● **Required task**
Identify and copy all lines of the material where the string "with" is found.

● **The input**
━━━━━━━━━━

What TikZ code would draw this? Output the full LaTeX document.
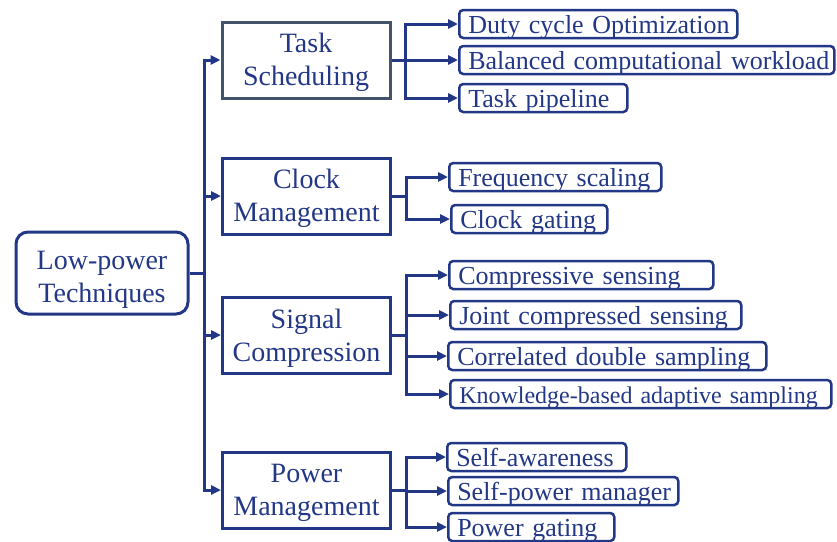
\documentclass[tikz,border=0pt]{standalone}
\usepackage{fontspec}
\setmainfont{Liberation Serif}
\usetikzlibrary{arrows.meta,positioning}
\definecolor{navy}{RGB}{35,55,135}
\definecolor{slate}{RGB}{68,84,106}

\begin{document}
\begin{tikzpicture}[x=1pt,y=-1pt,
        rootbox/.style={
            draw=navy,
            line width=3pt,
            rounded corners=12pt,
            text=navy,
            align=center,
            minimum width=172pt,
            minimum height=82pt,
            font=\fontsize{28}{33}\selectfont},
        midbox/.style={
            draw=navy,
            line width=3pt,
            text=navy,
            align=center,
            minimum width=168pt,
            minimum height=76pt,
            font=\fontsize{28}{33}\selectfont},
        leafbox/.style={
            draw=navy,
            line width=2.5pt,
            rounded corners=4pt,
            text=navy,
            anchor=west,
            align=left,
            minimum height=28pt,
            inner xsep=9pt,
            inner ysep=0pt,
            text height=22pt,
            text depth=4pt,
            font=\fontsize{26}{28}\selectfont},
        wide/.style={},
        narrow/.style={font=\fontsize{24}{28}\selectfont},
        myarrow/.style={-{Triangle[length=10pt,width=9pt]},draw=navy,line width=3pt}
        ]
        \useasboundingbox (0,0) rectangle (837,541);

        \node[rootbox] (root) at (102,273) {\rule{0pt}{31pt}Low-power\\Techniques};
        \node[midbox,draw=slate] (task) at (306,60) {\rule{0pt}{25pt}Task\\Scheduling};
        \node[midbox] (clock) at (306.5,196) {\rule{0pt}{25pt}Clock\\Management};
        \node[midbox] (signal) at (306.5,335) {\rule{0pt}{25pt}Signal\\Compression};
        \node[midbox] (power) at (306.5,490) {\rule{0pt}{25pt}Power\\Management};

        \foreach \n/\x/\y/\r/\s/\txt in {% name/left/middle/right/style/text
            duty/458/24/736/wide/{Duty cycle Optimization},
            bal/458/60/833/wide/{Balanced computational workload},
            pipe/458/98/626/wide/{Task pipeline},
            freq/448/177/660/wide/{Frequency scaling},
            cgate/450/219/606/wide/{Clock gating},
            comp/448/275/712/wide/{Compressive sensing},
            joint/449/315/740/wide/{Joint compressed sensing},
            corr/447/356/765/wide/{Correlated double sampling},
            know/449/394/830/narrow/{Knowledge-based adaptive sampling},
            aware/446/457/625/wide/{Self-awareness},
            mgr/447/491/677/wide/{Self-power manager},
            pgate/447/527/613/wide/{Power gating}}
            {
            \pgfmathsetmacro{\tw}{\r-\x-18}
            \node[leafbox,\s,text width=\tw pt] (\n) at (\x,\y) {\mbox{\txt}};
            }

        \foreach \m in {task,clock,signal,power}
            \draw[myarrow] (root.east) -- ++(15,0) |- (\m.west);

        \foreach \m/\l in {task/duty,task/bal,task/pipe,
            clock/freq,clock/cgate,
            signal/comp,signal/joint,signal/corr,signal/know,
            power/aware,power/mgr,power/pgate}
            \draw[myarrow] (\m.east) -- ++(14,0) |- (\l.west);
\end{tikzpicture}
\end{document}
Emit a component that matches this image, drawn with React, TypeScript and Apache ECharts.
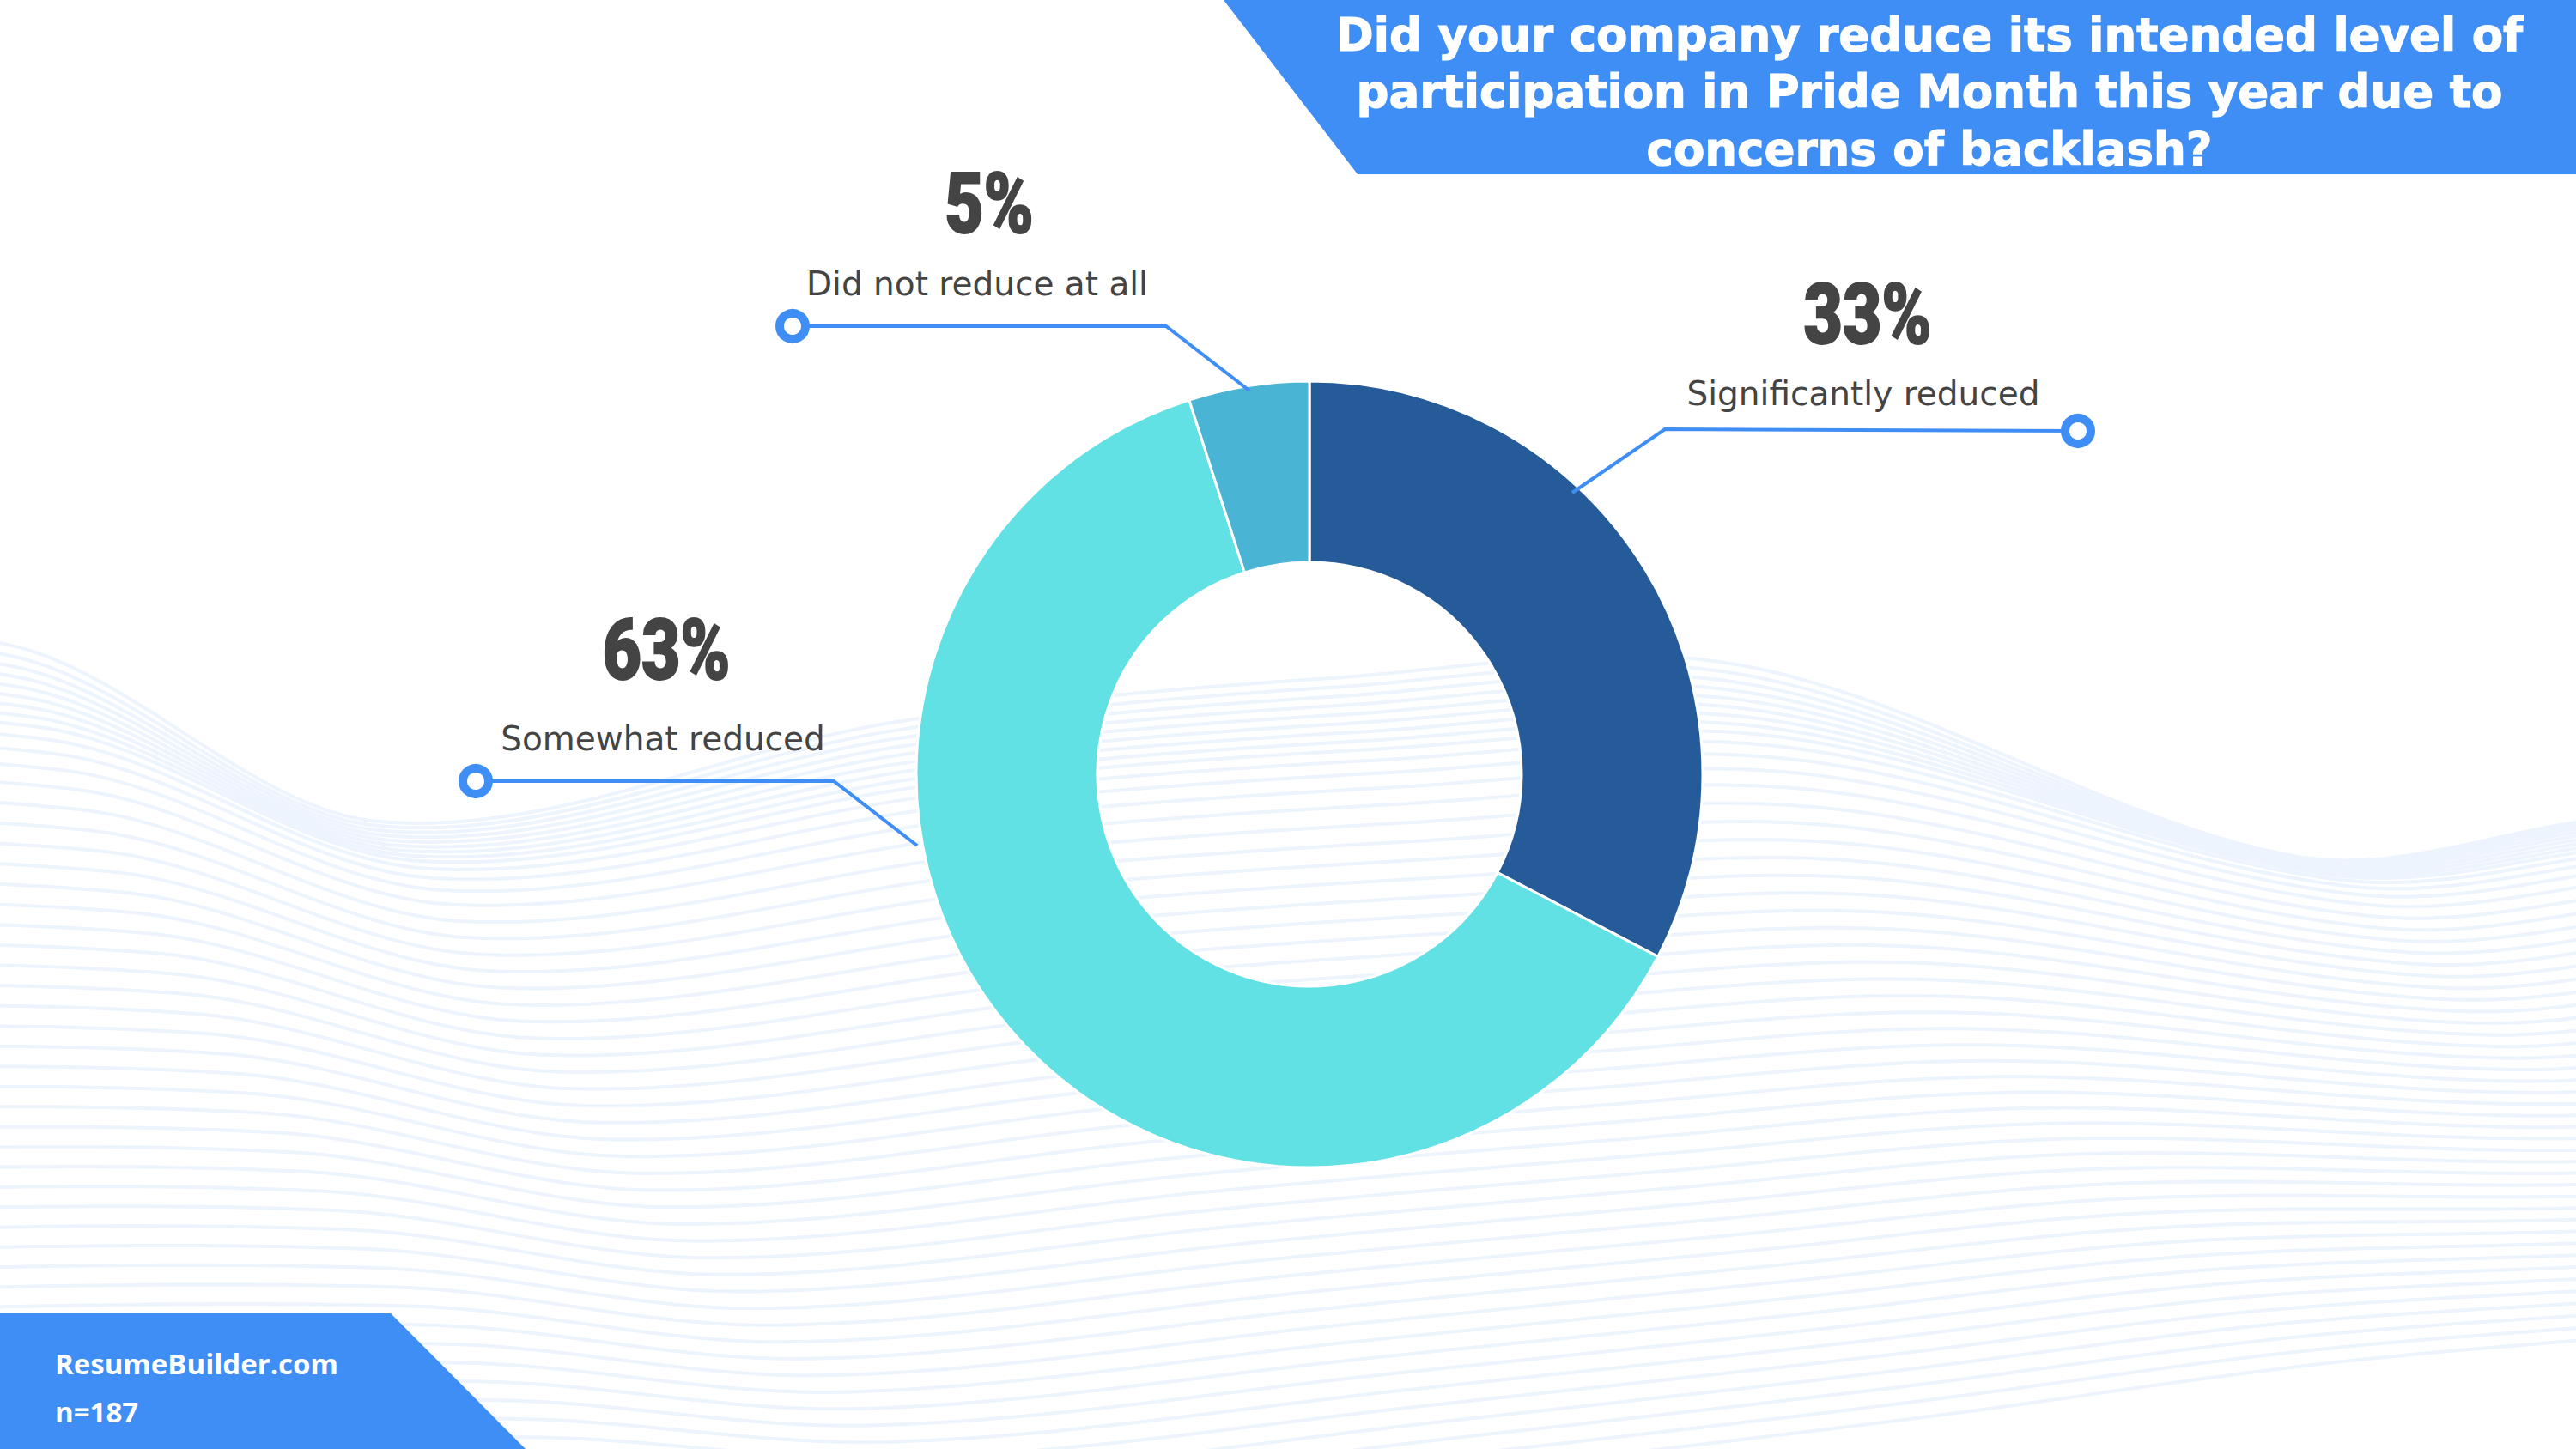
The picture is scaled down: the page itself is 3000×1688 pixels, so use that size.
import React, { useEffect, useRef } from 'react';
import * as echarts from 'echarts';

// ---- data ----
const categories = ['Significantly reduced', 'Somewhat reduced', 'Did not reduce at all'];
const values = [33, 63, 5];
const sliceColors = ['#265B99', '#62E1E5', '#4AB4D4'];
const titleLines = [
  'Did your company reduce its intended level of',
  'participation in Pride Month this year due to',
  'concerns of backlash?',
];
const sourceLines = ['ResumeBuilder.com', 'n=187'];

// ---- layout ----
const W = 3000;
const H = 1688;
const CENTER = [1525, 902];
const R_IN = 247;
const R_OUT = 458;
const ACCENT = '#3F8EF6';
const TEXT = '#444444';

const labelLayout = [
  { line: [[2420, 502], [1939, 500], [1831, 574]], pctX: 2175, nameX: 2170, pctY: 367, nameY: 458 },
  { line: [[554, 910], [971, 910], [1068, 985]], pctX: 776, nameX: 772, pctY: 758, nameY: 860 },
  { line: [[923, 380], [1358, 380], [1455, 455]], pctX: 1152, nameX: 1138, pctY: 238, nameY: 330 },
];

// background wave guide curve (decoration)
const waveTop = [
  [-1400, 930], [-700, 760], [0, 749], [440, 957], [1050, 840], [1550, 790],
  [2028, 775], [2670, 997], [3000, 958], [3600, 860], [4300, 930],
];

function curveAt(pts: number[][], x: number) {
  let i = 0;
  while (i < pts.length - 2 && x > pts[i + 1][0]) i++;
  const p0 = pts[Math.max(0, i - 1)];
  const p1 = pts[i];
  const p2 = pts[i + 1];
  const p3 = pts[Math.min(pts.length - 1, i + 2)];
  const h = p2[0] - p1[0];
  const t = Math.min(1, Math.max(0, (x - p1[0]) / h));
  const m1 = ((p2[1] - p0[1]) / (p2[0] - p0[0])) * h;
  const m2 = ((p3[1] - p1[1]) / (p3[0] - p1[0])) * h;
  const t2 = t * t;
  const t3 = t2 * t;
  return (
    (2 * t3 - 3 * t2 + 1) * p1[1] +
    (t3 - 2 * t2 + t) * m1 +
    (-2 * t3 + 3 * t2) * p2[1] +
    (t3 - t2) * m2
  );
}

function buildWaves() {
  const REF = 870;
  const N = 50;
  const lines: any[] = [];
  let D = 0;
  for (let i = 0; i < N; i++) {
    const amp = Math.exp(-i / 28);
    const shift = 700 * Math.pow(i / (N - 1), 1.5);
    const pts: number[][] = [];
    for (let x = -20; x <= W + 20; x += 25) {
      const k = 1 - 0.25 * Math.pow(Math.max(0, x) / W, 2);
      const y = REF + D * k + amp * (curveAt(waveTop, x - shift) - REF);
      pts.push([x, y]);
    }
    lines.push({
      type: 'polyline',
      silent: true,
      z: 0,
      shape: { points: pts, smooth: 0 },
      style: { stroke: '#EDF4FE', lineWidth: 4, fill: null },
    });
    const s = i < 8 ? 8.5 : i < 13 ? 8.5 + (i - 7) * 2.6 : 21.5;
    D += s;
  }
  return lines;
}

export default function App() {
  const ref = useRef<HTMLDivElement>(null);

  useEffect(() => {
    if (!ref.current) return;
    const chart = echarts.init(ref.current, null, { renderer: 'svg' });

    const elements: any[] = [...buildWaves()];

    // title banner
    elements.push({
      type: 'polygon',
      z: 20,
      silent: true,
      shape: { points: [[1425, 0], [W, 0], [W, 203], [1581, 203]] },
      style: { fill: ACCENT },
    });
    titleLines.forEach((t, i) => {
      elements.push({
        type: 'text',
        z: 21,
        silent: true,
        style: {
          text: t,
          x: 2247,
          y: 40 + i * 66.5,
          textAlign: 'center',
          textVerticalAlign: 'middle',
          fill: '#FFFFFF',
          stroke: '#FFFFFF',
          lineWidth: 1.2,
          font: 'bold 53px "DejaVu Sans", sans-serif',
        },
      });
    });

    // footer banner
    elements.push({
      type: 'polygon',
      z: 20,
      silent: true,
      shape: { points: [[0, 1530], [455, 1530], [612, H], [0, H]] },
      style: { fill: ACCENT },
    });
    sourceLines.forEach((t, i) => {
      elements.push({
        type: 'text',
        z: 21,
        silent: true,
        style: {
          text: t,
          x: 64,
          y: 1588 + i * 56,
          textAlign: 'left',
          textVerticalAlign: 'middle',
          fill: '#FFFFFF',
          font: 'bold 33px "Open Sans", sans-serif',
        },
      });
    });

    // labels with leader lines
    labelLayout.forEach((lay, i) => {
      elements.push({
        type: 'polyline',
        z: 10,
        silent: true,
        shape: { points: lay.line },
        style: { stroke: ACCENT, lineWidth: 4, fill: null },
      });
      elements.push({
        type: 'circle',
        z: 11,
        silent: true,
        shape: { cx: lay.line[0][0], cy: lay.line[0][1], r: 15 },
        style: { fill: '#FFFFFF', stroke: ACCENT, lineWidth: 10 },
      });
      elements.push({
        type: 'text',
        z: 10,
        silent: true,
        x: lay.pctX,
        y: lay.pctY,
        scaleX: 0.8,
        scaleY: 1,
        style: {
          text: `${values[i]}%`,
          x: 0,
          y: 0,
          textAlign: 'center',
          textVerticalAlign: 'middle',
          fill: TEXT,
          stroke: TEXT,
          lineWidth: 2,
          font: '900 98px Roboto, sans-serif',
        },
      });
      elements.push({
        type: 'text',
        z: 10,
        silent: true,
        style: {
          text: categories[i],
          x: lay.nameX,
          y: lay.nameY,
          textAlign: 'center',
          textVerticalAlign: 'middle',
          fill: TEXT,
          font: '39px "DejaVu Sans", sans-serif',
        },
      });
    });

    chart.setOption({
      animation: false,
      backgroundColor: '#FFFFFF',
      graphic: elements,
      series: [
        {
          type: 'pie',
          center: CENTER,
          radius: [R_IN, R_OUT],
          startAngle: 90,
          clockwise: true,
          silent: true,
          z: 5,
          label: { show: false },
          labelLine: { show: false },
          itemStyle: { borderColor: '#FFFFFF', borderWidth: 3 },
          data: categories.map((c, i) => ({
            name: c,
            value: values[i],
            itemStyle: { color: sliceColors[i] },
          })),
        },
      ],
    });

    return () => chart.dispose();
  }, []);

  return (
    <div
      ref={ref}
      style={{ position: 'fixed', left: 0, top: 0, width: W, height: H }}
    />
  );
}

━━━━━━━━━━

● **The response**
Emit a component that matches this image, drawn with React, TypeScript and Apache ECharts.
    // labels with leader lines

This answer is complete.